In November 2008, my book Road to Respect: Path to Profit was in the final design stages. I had chosen five Employers of Choice to illustrate the main theme of the book – that a strategically built values-based culture with respect as a core value was simply a business imperative for success in today’s marketplace.
It never occurred to me, as Dorothy said in the Wizard of Oz, to start looking for my heart’s desire, in this case those Employers of Choice, in my own backyard. However, when I heard about the 2008 B(ritish)C(Columbia) Business Best Companies survey, I thought I would attend the awards banquet to learn how local companies compared to those I had chosen to feature in Road to Respect. Not surprisingly, much of what I heard that evening from the winning companies reflected what I know to be true – treat your employees with respect, let them know they are valued, support them to be successful and they will produce the superior business results you are after.
I was fortunate that evening to be seated at a table with the team from Nurse Next Door, one of the Best Companies nominees, including co-founders Ken Sim and John DeHart. Nurse Next Door came in 8th in 2008. 2009 they moved up to number 1 and were named the top employer in BC for firms with over 100 employees.
Nurse Next Door offers elderly home health care services across Canada. Their business has been growing rapidly, and expansion plans include opening US franchises in the near future. You may not have long to wait to experience precisely what is making Nurse Next Door so successful up here north of the 49th parallel.
I had the opportunity last month to sit down with John DeHart and learn more about what propelled Nurse Next Door to the number one spot as BC’s Top Employer. No doubt this is a company that is getting a lot of things right, and when I say right, I mean creating a respectful workplace culture where employees simply love to work. While the average turnover among field workers in their industry is 70%, at Nurse Next Door it is a mere 7%. At their corporate “heart quarters”, employee turnover is a minimal 1%.
When I asked Ellen DuBellay, VP learning and development at Four Seasons hotels and resorts about hiring practices within their Golden Rule culture, her answer was short and succinct. “We hire for attitude and train for skill. We are always looking for someone who is nice.” Not surprisingly, I heard a similar theme expressed when I asked that question of Nurse Next Door’s John DeHart. “You can train someone for skill. You can’t train someone to be aligned with your core values. Our entire hiring process is structured around our core values. For us, it is the golden rule. When you have your core values alive in your company, they attract the right people, and they repel the wrong people. Values are like honey to bees.”

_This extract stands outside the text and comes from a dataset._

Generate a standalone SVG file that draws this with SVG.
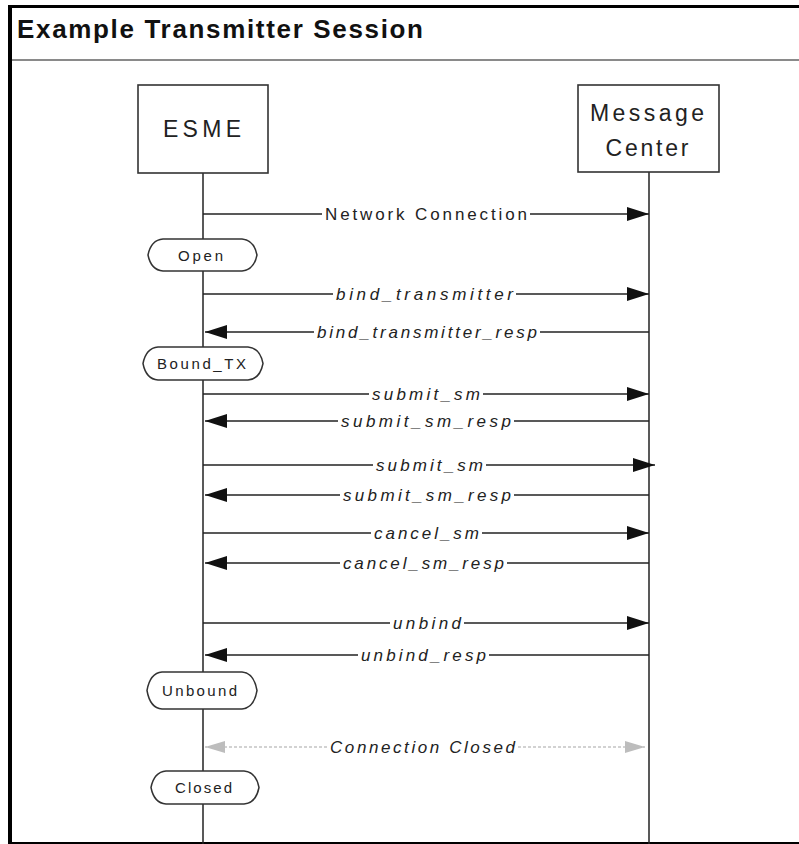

Nurse Next Door, like the Employers of Choice I feature in Road to Respect is truly a values driven company. The values form the basis for every business decision and every business practice. One critical distinction however, is that at Nurse Next Door, like Zappos, another very successful values driven company I featured in this blog last year , respect is not explicitly included in their core values. And yet the culture I heard described embraces and models respectful practices.
I asked John DeHart to help me understand how ethical values like respect and integrity fit within Nurse Next Door’s overall culture. His answer was short and to the point. “I look at integrity and respect as get in the game core values. As a company, if you are hiring someone that does not have integrity, you should be giving them a pink slip. No one should be hiring anyone without integrity or who does not want to demonstrate respect. Really it doesn’t matter what your core values are. If you are living your core values, that is integrity, that is respect.”
I couldn’t agree more. How about you?